According to brokers and analysts, the reasons for suburban weakness and urban strength are closely intertwined. “I think it’s mostly a function of the larger trend of people wanting to be in more urban areas,” said Ben Thypin, director of market analysis at research firm Real Capital Analytics. “Companies are moving into the city at the expense of the suburbs.”

The suburban office market grew during the golden age of urban sprawl, offering employees a shorter commute to work and an escape from the crime and dirt of the city. But the urban renewal of the past two decades has reversed that advantage.

For millenials living in Manhattan or Brooklyn, working in Stamford or Jersey City means a long commute to dreary neighborhoods. Unsurprisingly, many prefer to work in Soho or Flatiron — despite the higher rents.

To compete in this changing office market, brokers say, the suburbs need to become more like Manhattan and Brooklyn.

AL GUTIERREZ
AL GUTIERREZ

“I think there’s more of a need for mixed-use neighborhoods in suburban markets, which New York City has readily available,” said Al Gutierrez, executive managing director at Colliers International’s Stamford office.

Gutierrez recalled working around Wall Street in the early 1990s, when Lower Manhattan was virtually deserted by 6:30 p.m. every day. Nowadays Downtown is popular with companies because it has transformed into a 24-hour neighborhood with plenty of residential towers, restaurants and bars. Cities like Stamford need to make a similar transformation in order to keep up, he said.

The suburban office markets that have done best are those that offer mixed-use neighborhoods similar to New York City — particularly in New Jersey.

Hudson County, which encompasses Hoboken and Jersey City, has recently seen a growth in residential development and offers a thriving nightlife. In the third quarter, its average office rent grew by 6.6 percent to $34.35 per s/f, according to Cushman & Wakefield, bucking the suburban decline.

RICHARD MIRLISS
RICHARD MIRLISS

“The reason why those submarkets are hot is because they have transportation infrastructure, surrounding amenities and proximity to Manhattan,” said Richard Mirliss, executive managing director at Colliers International in New Jersey. “(Office) migration in New Jersey is turning east, and the main issue is attraction and retention of millennial workers.”

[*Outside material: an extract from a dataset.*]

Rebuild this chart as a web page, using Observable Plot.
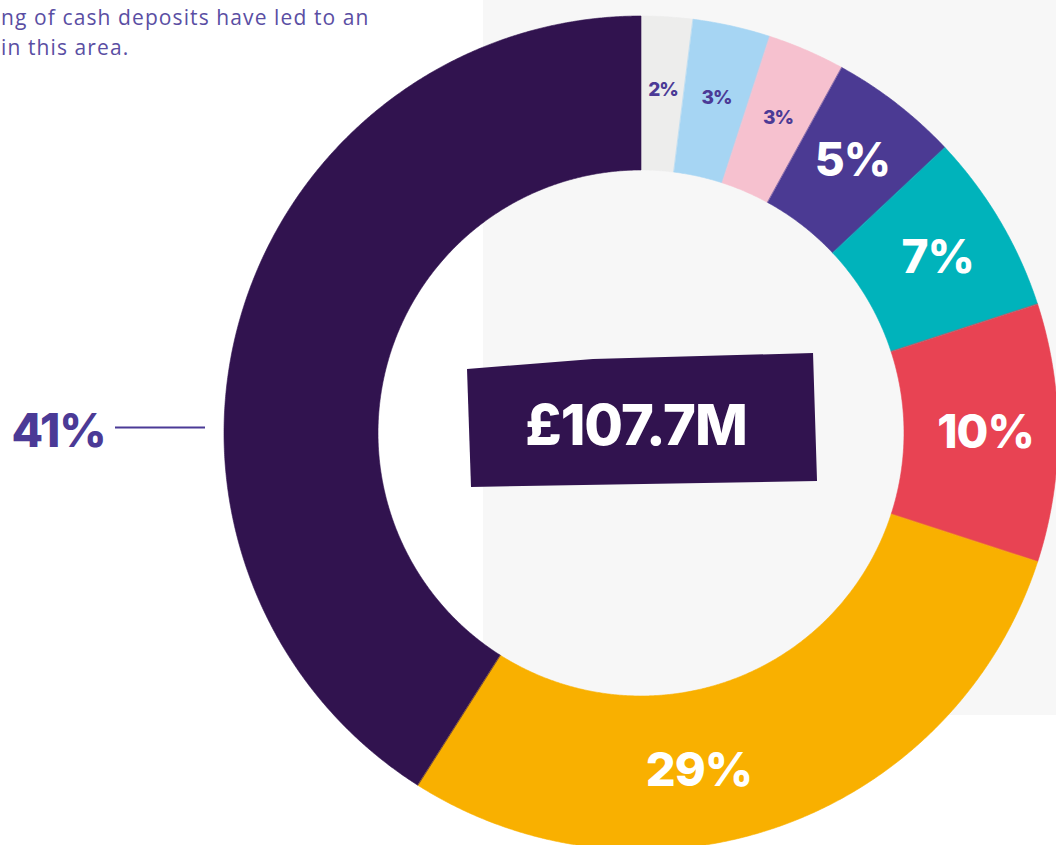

He explained that employers are moving away from traditional suburban campuses because young workers don’t want to work “in the middle of nowhere”.

Most other suburban office centers are lagging far behind in the quest to become more livable, but there are encouraging signs that it is starting to change.

The Harbor Point mixed-use development will bring 4,000 apartments to Stamford’s South End, while RXR Realty is working on a major mixed-use project in Hempstead, Long Island. In Rokonkoma, Long Island, Tritec Real Estate is planning a major mixed-use project that could include 1,450 apartments and 545,000 s/f of office and retail space. As restaurants and bars tend to follow residential development, these projects are bound to make their neighborhoods more attractive to young workers.

While the suburban commercial market is still weak overall, industrial and healthcare buildings are already doing well in virtually all areas.

“There is major growth in pricing for industrial buildings, with demand from firms moving out of Queens and Brooklyn,” said Philip Heilpern, a senior vice president at CBRE’s Long Island office.

PHIL HEILPERN
PHIL HEILPERN

Rising rents in the city have pushed manufacturing firms into the suburbs, driving up the value of scarce industrial land. Suburban brokers and developers are hoping the office market will one day follow a similar trajectory. And if lower rents and mixed-use development fail to attract tenants to the suburbs, there’s always tax breaks.

Yesterday (Tuesday), New Jersey’s state senate was set to vote to expand the state’s already generous tax incentives program for corporations.

“One of the reasons for growth in urban areas in New Jersey is a tax incentive for leasing within half a mile from a train station,” said Jon Williams, a director at Cushman & Wakefield in New Jersey. “A lot of tenants are trying to take advantage of that right now.”